«Les pénitences» d’Alex Viens: la violence en héritage
Premier roman d’Alex Viens, Les pénitences dépeint avec justesse une relation père-fille marquée par la violence et fait entendre une voix puissante, pleinement assumée.
Dans ce récit à la cadence soutenue, Jules, 24 ans, rend visite à son père, Denis, un «vieux punk charismatique qui fait peur autant qu’il fascine», et qu’elle n’a pas vu depuis une dizaine d’années, afin de lui remettre une mystérieuse petite boîte.

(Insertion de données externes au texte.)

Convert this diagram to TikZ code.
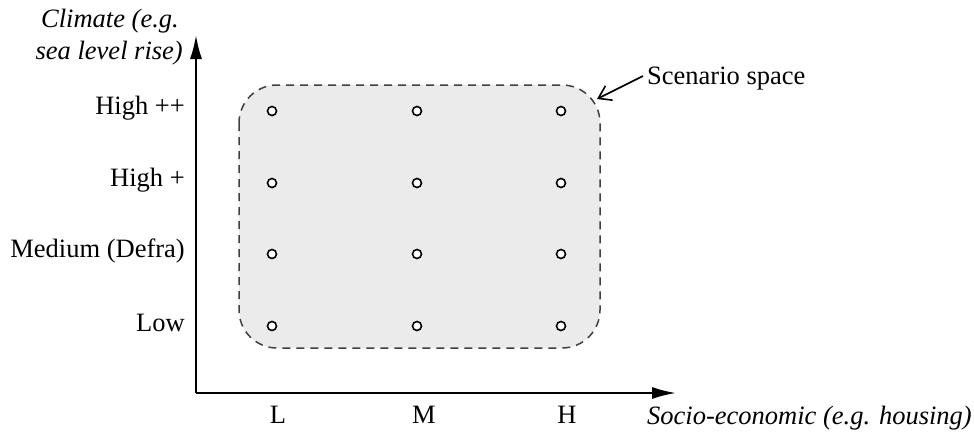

Denis insistant pour que sa fille partage un repas avec lui, ce qui s’annonçait comme une brève rencontre s’étire finalement en une soirée forte en rebondissements. Les murs du petit appartement de Denis se refermant graduellement sur Jules, la tension augmente à mesure que sont réveillées les blessures d’une enfance et d’une adolescence marquées par le tempérament imprévisible du père.

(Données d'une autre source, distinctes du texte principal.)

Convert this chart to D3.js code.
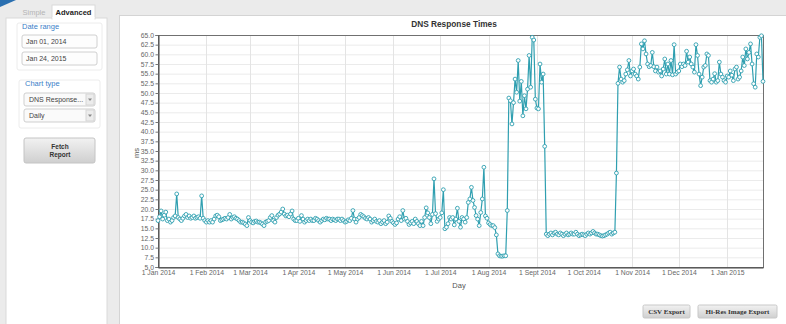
<!DOCTYPE html>
<html>
<head>
<meta charset="utf-8">
<script src="https://cdn.jsdelivr.net/npm/d3@7"></script>
<style>
  html, body { margin: 0; padding: 0; background: #ebebeb; overflow: hidden; }
  svg { display: block; font-family: "Liberation Sans", Arial, sans-serif; }
</style>
</head>
<body>
<svg id="page" width="786" height="324"></svg>
<script>
// Daily DNS response time (ms), one value per day starting at startDay
const startDay = "2014-01-01";
const endDay = "2015-01-24";
const responseMs = [
  17.0, 18.0, 19.5, 17.4, 18.4, 19.2, 17.0, 17.4, 16.6, 17.0, 17.8, 18.2, 23.9,
  17.8, 17.4, 17.0, 17.6, 18.2, 18.6, 17.8, 18.2, 17.6, 17.8, 18.2, 17.6, 17.8, 18.0, 17.6, 23.4,
  17.6, 17.0, 16.6, 17.0, 16.6, 17.0, 16.6, 17.4, 18.2, 18.4, 18.0, 17.0, 17.2, 17.4, 17.6, 17.4, 17.8, 18.6, 17.4, 17.8, 18.0, 17.6,
  17.4, 17.0, 16.6, 16.6, 16.4, 16.1, 15.7, 17.8, 17.0, 16.6, 16.4, 16.8, 16.9, 16.6, 16.6, 16.4, 16.1, 15.7, 16.6, 16.8,
  17.0, 17.8, 18.3, 17.0, 16.6, 17.8, 18.4, 18.7, 19.2, 20.0, 18.7, 18.2, 18.4, 18.0, 18.7, 19.5, 17.4, 17.0, 17.0, 17.6,
  16.8, 18.3, 17.4, 16.6, 17.0, 17.4, 17.0, 17.4, 17.0, 17.0, 17.6, 17.4, 17.0, 16.6, 17.0, 17.4, 17.2, 17.6, 17.4,
  17.4, 17.0, 17.4, 17.2, 17.0, 17.4, 17.4, 17.0, 17.4, 17.0, 16.6, 16.8, 17.2, 17.0, 17.6, 19.6, 17.4, 16.6, 17.4, 17.8,
  18.6, 18.3, 18.0, 17.6, 17.4, 17.8, 17.4, 16.6, 17.0, 17.4, 16.8, 16.6, 17.0, 16.2, 16.6, 17.0, 16.2, 16.6, 18.2, 17.6,
  16.8, 16.4, 16.0, 16.4, 17.4, 18.0, 17.0, 19.6, 17.4, 17.6, 16.8, 16.0, 16.4, 16.8, 16.2, 17.4, 16.8, 16.2, 15.7, 16.8,
  15.7, 17.8, 20.3, 19.0, 17.8, 16.2, 18.6, 27.8, 18.8, 16.8, 17.4, 17.8, 19.0, 25.0, 14.9, 15.3, 16.2, 17.8, 17.4, 17.8,
  15.9, 17.4, 20.2, 16.8, 15.3, 17.8, 17.4, 16.6, 17.8, 21.7, 22.6, 25.6, 22.2, 20.4, 18.3, 17.4, 15.7, 19.1, 22.6, 30.8,
  18.2, 17.6, 16.4, 16.0, 15.7, 15.7, 15.2, 13.3, 8.4, 7.9, 7.8, 7.8, 7.9, 7.9, 19.6,
  48.7, 48.0, 42.0, 47.5, 53.6, 50.2, 58.4, 47.9, 53.0, 44.1, 49.3, 45.9, 51.0, 59.7, 51.5, 64.4, 63.7, 48.4, 46.1, 45.9, 57.5, 52.8, 54.9, 36.2,
  13.5, 13.1, 13.5, 13.8, 13.3, 13.8, 14.0, 13.5, 13.3, 13.8,
  13.5, 13.1, 13.5, 13.8, 13.3, 13.5, 13.8, 13.5, 13.5, 14.0,
  13.5, 13.1, 13.3, 13.5, 13.3, 13.1, 13.5, 13.8, 13.5, 13.8,
  14.2, 13.8, 13.5, 13.5, 13.3, 13.1, 13.0, 13.1, 13.3, 13.5,
  13.8, 14.0, 13.5, 13.8, 14.0,
  29.3,
  52.5, 56.7, 53.6, 52.8, 53.2, 54.9, 56.0, 58.4, 54.4, 55.7,
  56.2, 54.9, 54.4, 53.6, 56.7, 62.7, 61.4, 63.5, 60.1, 57.5,
  56.8, 57.1, 60.5, 56.8, 55.7, 56.7, 55.4, 55.7, 54.4, 56.2, 58.8,
  54.9, 57.5, 54.9, 58.4, 54.7, 62.5, 54.9, 55.4, 55.7, 57.5,
  56.8, 57.5, 57.1, 60.8, 58.0, 59.3, 57.5, 56.7, 55.4, 62.5, 59.7,
  54.9, 51.9, 54.1, 56.7, 57.1, 60.1, 59.7, 53.2, 52.8, 53.6, 55.0,
  52.8, 53.2, 58.0, 54.9, 54.1, 53.2, 52.8, 54.4, 54.1, 55.7, 54.6,
  53.2, 56.2, 56.7, 53.6, 54.1, 55.7, 59.3, 57.1, 61.4, 58.8,
  60.5, 62.7, 57.5, 52.4, 51.5, 60.1, 59.3, 64.4, 64.8, 53.0
];

const yTickValues = [5.0, 7.5, 10.0, 12.5, 15.0, 17.5, 20.0, 22.5, 25.0, 27.5, 30.0, 32.5,
  35.0, 37.5, 40.0, 42.5, 45.0, 47.5, 50.0, 52.5, 55.0, 57.5, 60.0, 62.5, 65.0];
const monthTicks = ["2014-01-01", "2014-02-01", "2014-03-01", "2014-04-01", "2014-05-01", "2014-06-01",
  "2014-07-01", "2014-08-01", "2014-09-01", "2014-10-01", "2014-11-01", "2014-12-01", "2015-01-01"];
const monthLabels = ["1 Jan 2014", "1 Feb 2014", "1 Mar 2014", "1 Apr 2014", "1 May 2014", "1 Jun 2014",
  "1 Jul 2014", "1 Aug 2014", "1 Sept 2014", "1 Oct 2014", "1 Nov 2014", "1 Dec 2014", "1 Jan 2015"];

const parse = d3.utcParse("%Y-%m-%d");
const t0 = parse(startDay);
const series = responseMs.map((v, i) => ({ date: d3.utcDay.offset(t0, i), value: v }));
const tickDates = monthTicks.map(parse);

const svg = d3.select("#page");
const lineColor = "#2f9fb0";

// ---------- page chrome ----------
svg.append("rect").attr("width", 786).attr("height", 324).attr("fill", "#ebebeb");

const defs = svg.append("defs");
const btnGrad = defs.append("linearGradient").attr("id", "btnGrad").attr("x1", 0).attr("y1", 0).attr("x2", 0).attr("y2", 1);
btnGrad.append("stop").attr("offset", "0%").attr("stop-color", "#f2f2f2");
btnGrad.append("stop").attr("offset", "100%").attr("stop-color", "#cfcfcf");

// sidebar
const side = svg.append("g");
side.append("path").attr("d", "M0,0 L16,0 L0,7 Z").attr("fill", "#2a6fb0");
side.append("rect").attr("x", 6).attr("y", 18).attr("width", 101).attr("height", 312)
  .attr("fill", "#ffffff").attr("stroke", "#dadada");
side.append("rect").attr("x", 52).attr("y", 5).attr("width", 43).attr("height", 14)
  .attr("fill", "#ffffff").attr("stroke", "#dadada");
side.append("rect").attr("x", 52.5).attr("y", 17).attr("width", 42).attr("height", 3).attr("fill", "#ffffff");
side.append("text").attr("x", 34).attr("y", 15).attr("text-anchor", "middle")
  .attr("font-size", 7.5).attr("fill", "#b5b5b5").text("Simple");
side.append("text").attr("x", 73.5).attr("y", 15).attr("text-anchor", "middle")
  .attr("font-size", 7.5).attr("font-weight", "bold").attr("fill", "#222").text("Advanced");

// Date range group
side.append("rect").attr("x", 17).attr("y", 23).attr("width", 85).attr("height", 47).attr("rx", 2)
  .attr("fill", "none").attr("stroke", "#ececec");
side.append("text").attr("x", 22).attr("y", 29).attr("font-size", 7.5).attr("fill", "#3a80c8").text("Date range");
[["Jan 01, 2014", 35], ["Jan 24, 2015", 52]].forEach(([t, y]) => {
  side.append("rect").attr("x", 22).attr("y", y).attr("width", 75).attr("height", 13).attr("rx", 2)
    .attr("fill", "#fdfdfd").attr("stroke", "#d0d0d0");
  side.append("text").attr("x", 26).attr("y", y + 9).attr("font-size", 7).attr("fill", "#444").text(t);
});

// Chart type group
side.append("rect").attr("x", 19).attr("y", 80).attr("width", 81).attr("height", 48).attr("rx", 2)
  .attr("fill", "none").attr("stroke", "#ececec");
side.append("text").attr("x", 25).attr("y", 86).attr("font-size", 7.5).attr("fill", "#3a80c8").text("Chart type");
[["DNS Response...", 93], ["Daily", 109]].forEach(([t, y]) => {
  side.append("rect").attr("x", 24).attr("y", y).attr("width", 71).attr("height", 13).attr("rx", 2)
    .attr("fill", "#fafafa").attr("stroke", "#cfcfcf");
  side.append("rect").attr("x", 86).attr("y", y + 1).attr("width", 8).attr("height", 11)
    .attr("fill", "#ececec").attr("stroke", "#d6d6d6");
  side.append("path").attr("d", `M88,${y + 5.5} L92,${y + 5.5} L90,${y + 8} Z`).attr("fill", "#888");
  side.append("text").attr("x", 29).attr("y", y + 9).attr("font-size", 7).attr("fill", "#444").text(t);
});

// Fetch button
side.append("rect").attr("x", 24).attr("y", 138).attr("width", 71).attr("height", 25).attr("rx", 2)
  .attr("fill", "url(#btnGrad)").attr("stroke", "#c4c4c4");
side.append("text").attr("x", 60).attr("y", 149).attr("text-anchor", "middle")
  .attr("font-size", 6.5).attr("font-weight", "bold").attr("fill", "#333").text("Fetch");
side.append("text").attr("x", 60).attr("y", 157).attr("text-anchor", "middle")
  .attr("font-size", 6.5).attr("font-weight", "bold").attr("fill", "#333").text("Report");

// main panel
svg.append("rect").attr("x", 119.5).attr("y", 15.5).attr("width", 672).attr("height", 312)
  .attr("fill", "#ffffff").attr("stroke", "#d4d4d4");

// export buttons
[["CSV Export", 643, 47], ["Hi-Res Image Export", 698, 79]].forEach(([t, x, w]) => {
  svg.append("rect").attr("x", x).attr("y", 305).attr("width", w).attr("height", 13).attr("rx", 1.5)
    .attr("fill", "url(#btnGrad)").attr("stroke", "#c8c8c8");
  svg.append("text").attr("x", x + w / 2).attr("y", 314).attr("text-anchor", "middle")
    .attr("font-family", "'Liberation Serif', 'Times New Roman', serif")
    .attr("font-size", 7).attr("font-weight", "bold").attr("fill", "#333").text(t);
});

// ---------- chart ----------
const plot = { left: 158, right: 763, top: 35, bottom: 267 };
const x = d3.scaleUtc().domain([t0, parse(endDay)]).range([plot.left, plot.right]);
const y = d3.scaleLinear().domain([5, 65]).range([plot.bottom, plot.top]);

const chart = svg.append("g");

// grid
chart.append("g").selectAll("line").data(yTickValues).join("line")
  .attr("x1", plot.left).attr("x2", plot.right)
  .attr("y1", d => y(d) + 0.5).attr("y2", d => y(d) + 0.5)
  .attr("stroke", "#ebebeb");
chart.append("g").selectAll("line").data(tickDates).join("line")
  .attr("x1", d => Math.round(x(d)) + 0.5).attr("x2", d => Math.round(x(d)) + 0.5)
  .attr("y1", plot.top).attr("y2", plot.bottom)
  .attr("stroke", "#e4e4e4");

// frame
chart.append("rect").attr("x", plot.left + 0.5).attr("y", plot.top + 0.5)
  .attr("width", plot.right - plot.left).attr("height", plot.bottom - plot.top)
  .attr("fill", "none").attr("stroke", "#707070");

// axes
const yAxis = chart.append("g").attr("transform", `translate(${plot.left + 0.5},0)`)
  .call(d3.axisLeft(y).tickValues(yTickValues).tickFormat(d3.format(".1f")).tickSize(3).tickPadding(1.5));
const xAxis = chart.append("g").attr("transform", `translate(0,${plot.bottom + 0.5})`)
  .call(d3.axisBottom(x).tickValues(tickDates).tickFormat((d, i) => monthLabels[i]).tickSize(0).tickPadding(3));
[yAxis, xAxis].forEach(a => {
  a.select(".domain").attr("stroke", "#444");
  a.selectAll(".tick line").attr("stroke", "#777");
  a.selectAll("text").attr("font-size", 6.8).attr("fill", "#666")
    .attr("font-family", "'Liberation Sans', Arial, sans-serif");
});

// titles
chart.append("text").attr("x", 454).attr("y", 27).attr("text-anchor", "middle")
  .attr("font-size", 8.3).attr("font-weight", "bold").attr("fill", "#333").text("DNS Response Times");
chart.append("text").attr("transform", "translate(139,153) rotate(-90)").attr("text-anchor", "middle")
  .attr("font-size", 7.5).attr("fill", "#555").text("ms");
chart.append("text").attr("x", 459).attr("y", 288).attr("text-anchor", "middle")
  .attr("font-size", 7.5).attr("fill", "#555").text("Day");

// series
const line = d3.line().x(d => x(d.date)).y(d => y(d.value));
chart.append("path").datum(series).attr("d", line)
  .attr("fill", "none").attr("stroke", lineColor).attr("stroke-width", 1.2);
chart.append("g").selectAll("circle").data(series).join("circle")
  .attr("cx", d => x(d.date)).attr("cy", d => y(d.value)).attr("r", 1.9)
  .attr("fill", "#ffffff").attr("stroke", lineColor).attr("stroke-width", 0.9);
</script>
</body>
</html>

Jules cherche toujours ses mots. Elle cherche les termes justes, ceux qui n’ont peur de rien, pas même de la vérité. Jules voudrait se doter d’un vocabulaire irréprochable, parce que celui qui lui a été légué trahit son héritage – le manque d’éducation, la pauvreté, la paresse.
Alex Viens, Les pénitences
Au fil de denses et courts chapitres rythmés par des dialogues incisifs, transmettant une puissante charge émotionnelle, Les pénitences explore avec nuance le thème complexe de l’héritage familial. Celui-ci s’inscrit sous le signe de la pauvreté et des relations abusives, comme l’illustrent de manière éloquente les retours en arrière, morceaux choisis du passé ajoutant de la profondeur à la dynamique père-fille conflictuelle mise en scène dans la trame narrative principale.
Dans ce roman aux allures de huis clos, l’écriture précise, presque crue, d’Alex Viens joue un rôle de premier plan, la violence et la pauvreté culturelle dans laquelle a grandi Jules se répercutant notamment dans les jurons et autres insultes que s’échangent les personnages.
Mais la langue ne témoigne pas que d’un legs; elle représente également, dans Les pénitences, la voie par laquelle une forme de libération, voire une catharsis, peut advenir. À l’image de Jules, qui «cherche les termes justes, ceux qui n’ont pas peur de rien, pas même de la vérité», Alex Viens parvient à nommer et à décrire avec précision toute la gamme d’émotions – la honte, la culpabilité, la colère, mais aussi quelques éclats de joie nostalgique – que traverse sa protagoniste en cherchant à se dégager de l’emprise étouffante du père.
Le roman Les pénitences, d’Alex Viens, publié aux Éditions du Cheval d’août, est offert en librairie.